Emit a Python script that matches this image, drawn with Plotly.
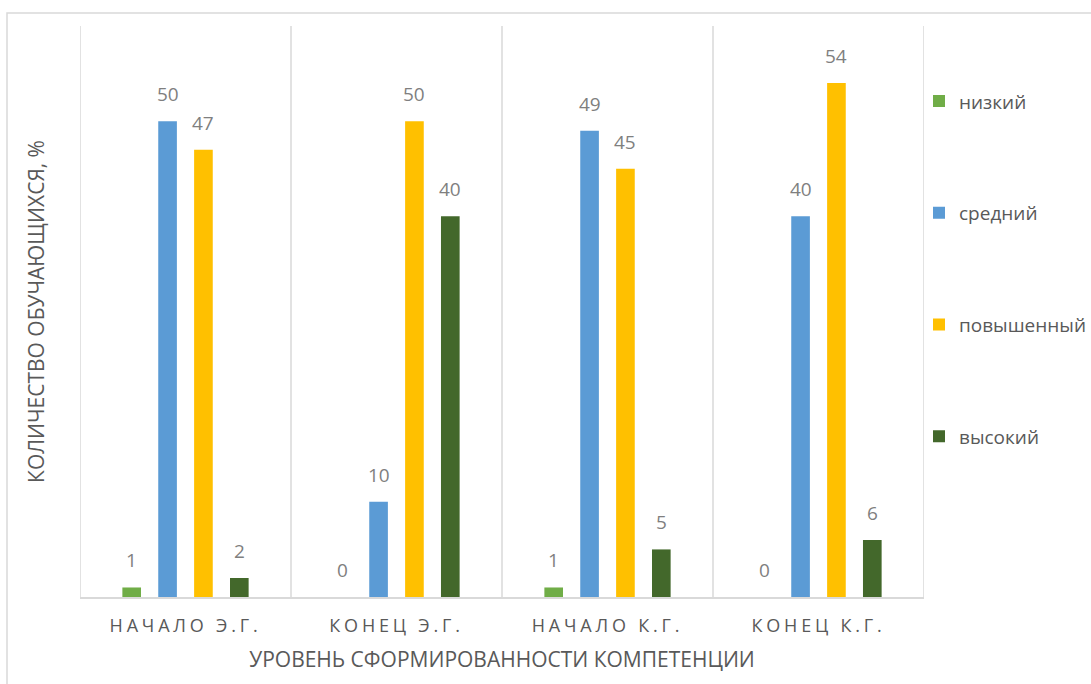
import plotly.graph_objects as go

categories = ["НАЧАЛО Э.Г.", "КОНЕЦ Э.Г.", "НАЧАЛО К.Г.", "КОНЕЦ К.Г."]
series_names = ["низкий", "средний", "повышенный", "высокий"]
low = [1, 0, 1, 0]
mid = [50, 10, 49, 40]
high = [47, 50, 45, 54]
top = [2, 40, 5, 6]
colors = ["#70AD47", "#5B9BD5", "#FFC000", "#43682B"]

FONT = "Open Sans"
GREY = "#595959"
LABEL_GREY = "#7F7F7F"

ML, MR, MT, MB = 80, 167, 26, 87
W, H = 1091, 684
BARGAP = 0.32
plot_w = W - ML - MR
plot_h = H - MT - MB
slot = plot_w / len(categories) * (1 - BARGAP) / len(series_names)

fig = go.Figure()
annotations = []
all_series = [low, mid, high, top]
for k, (name, vals, col) in enumerate(zip(series_names, all_series, colors)):
    fig.add_trace(go.Bar(
        name=name, x=categories, y=vals, marker_color=col,
        marker_line_width=0, legendgroup=name,
    ))
    for c, v in zip(categories, vals):
        annotations.append(dict(
            x=c, y=v, xref="x", yref="y", text=str(v), showarrow=False,
            xshift=(k - (len(series_names) - 1) / 2) * slot, yshift=12,
            yanchor="bottom", font=dict(family=FONT, size=19, color=LABEL_GREY),
        ))

ticktext = ['<span style="letter-spacing:3.8px">%s</span>' % c for c in categories]

shapes = []
for i in range(len(categories) + 1):
    shapes.append(dict(type="line", xref="x", yref="paper", x0=i - 0.5, x1=i - 0.5,
                       y0=0, y1=1, line=dict(color="#D9D9D9", width=1.5), layer="below"))
shapes.append(dict(type="rect", xref="paper", yref="paper",
                   x0=(7 - ML) / plot_w, x1=(1110 - ML) / plot_w,
                   y0=(H - MB - 720) / plot_h, y1=(H - MB - 13) / plot_h,
                   line=dict(color="#D9D9D9", width=1.5), fillcolor="rgba(0,0,0,0)", layer="below"))

fig.update_layout(
    width=W, height=H,
    margin=dict(l=ML, r=MR, t=MT, b=MB, autoexpand=False),
    paper_bgcolor="white", plot_bgcolor="white",
    barmode="group", bargap=BARGAP, bargroupgap=0.48,
    font=dict(family=FONT, color=GREY),
    shapes=shapes,
    annotations=annotations,
    xaxis=dict(
        tickmode="array", tickvals=categories, ticktext=ticktext,
        tickfont=dict(family=FONT, size=18, color=GREY),
        ticklabelstandoff=12,
        showline=True, linecolor="#D9D9D9", linewidth=1.5,
        showgrid=False, ticks="", range=[-0.5, 3.5],
        title=dict(text="УРОВЕНЬ СФОРМИРОВАННОСТИ КОМПЕТЕНЦИИ",
                   font=dict(family=FONT, size=21, color=GREY), standoff=16),
    ),
    yaxis=dict(
        range=[0, 60], showticklabels=False, showgrid=False, zeroline=False, ticks="",
        title=dict(text="КОЛИЧЕСТВО ОБУЧАЮЩИХСЯ, %",
                   font=dict(family=FONT, size=21, color=GREY), standoff=28),
    ),
    legend=dict(
        x=1.0 - 5 / plot_w, xanchor="left", xref="paper", y=0.905 - 2 / plot_h, yanchor="top",
        font=dict(family=FONT, size=19, color=GREY),
        tracegroupgap=84, itemwidth=30, bgcolor="rgba(0,0,0,0)",
    ),
    showlegend=True,
)

fig.write_html("out.html")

· · · · ·

» Aim of the exercise:
Starting at the first line of the material, output exactly the lines up to and including the one with "import plotly.graph_objects as go". Do not include the pictures.

» The solution:
Emit a Python script that matches this image, drawn with Plotly.
import plotly.graph_objects as go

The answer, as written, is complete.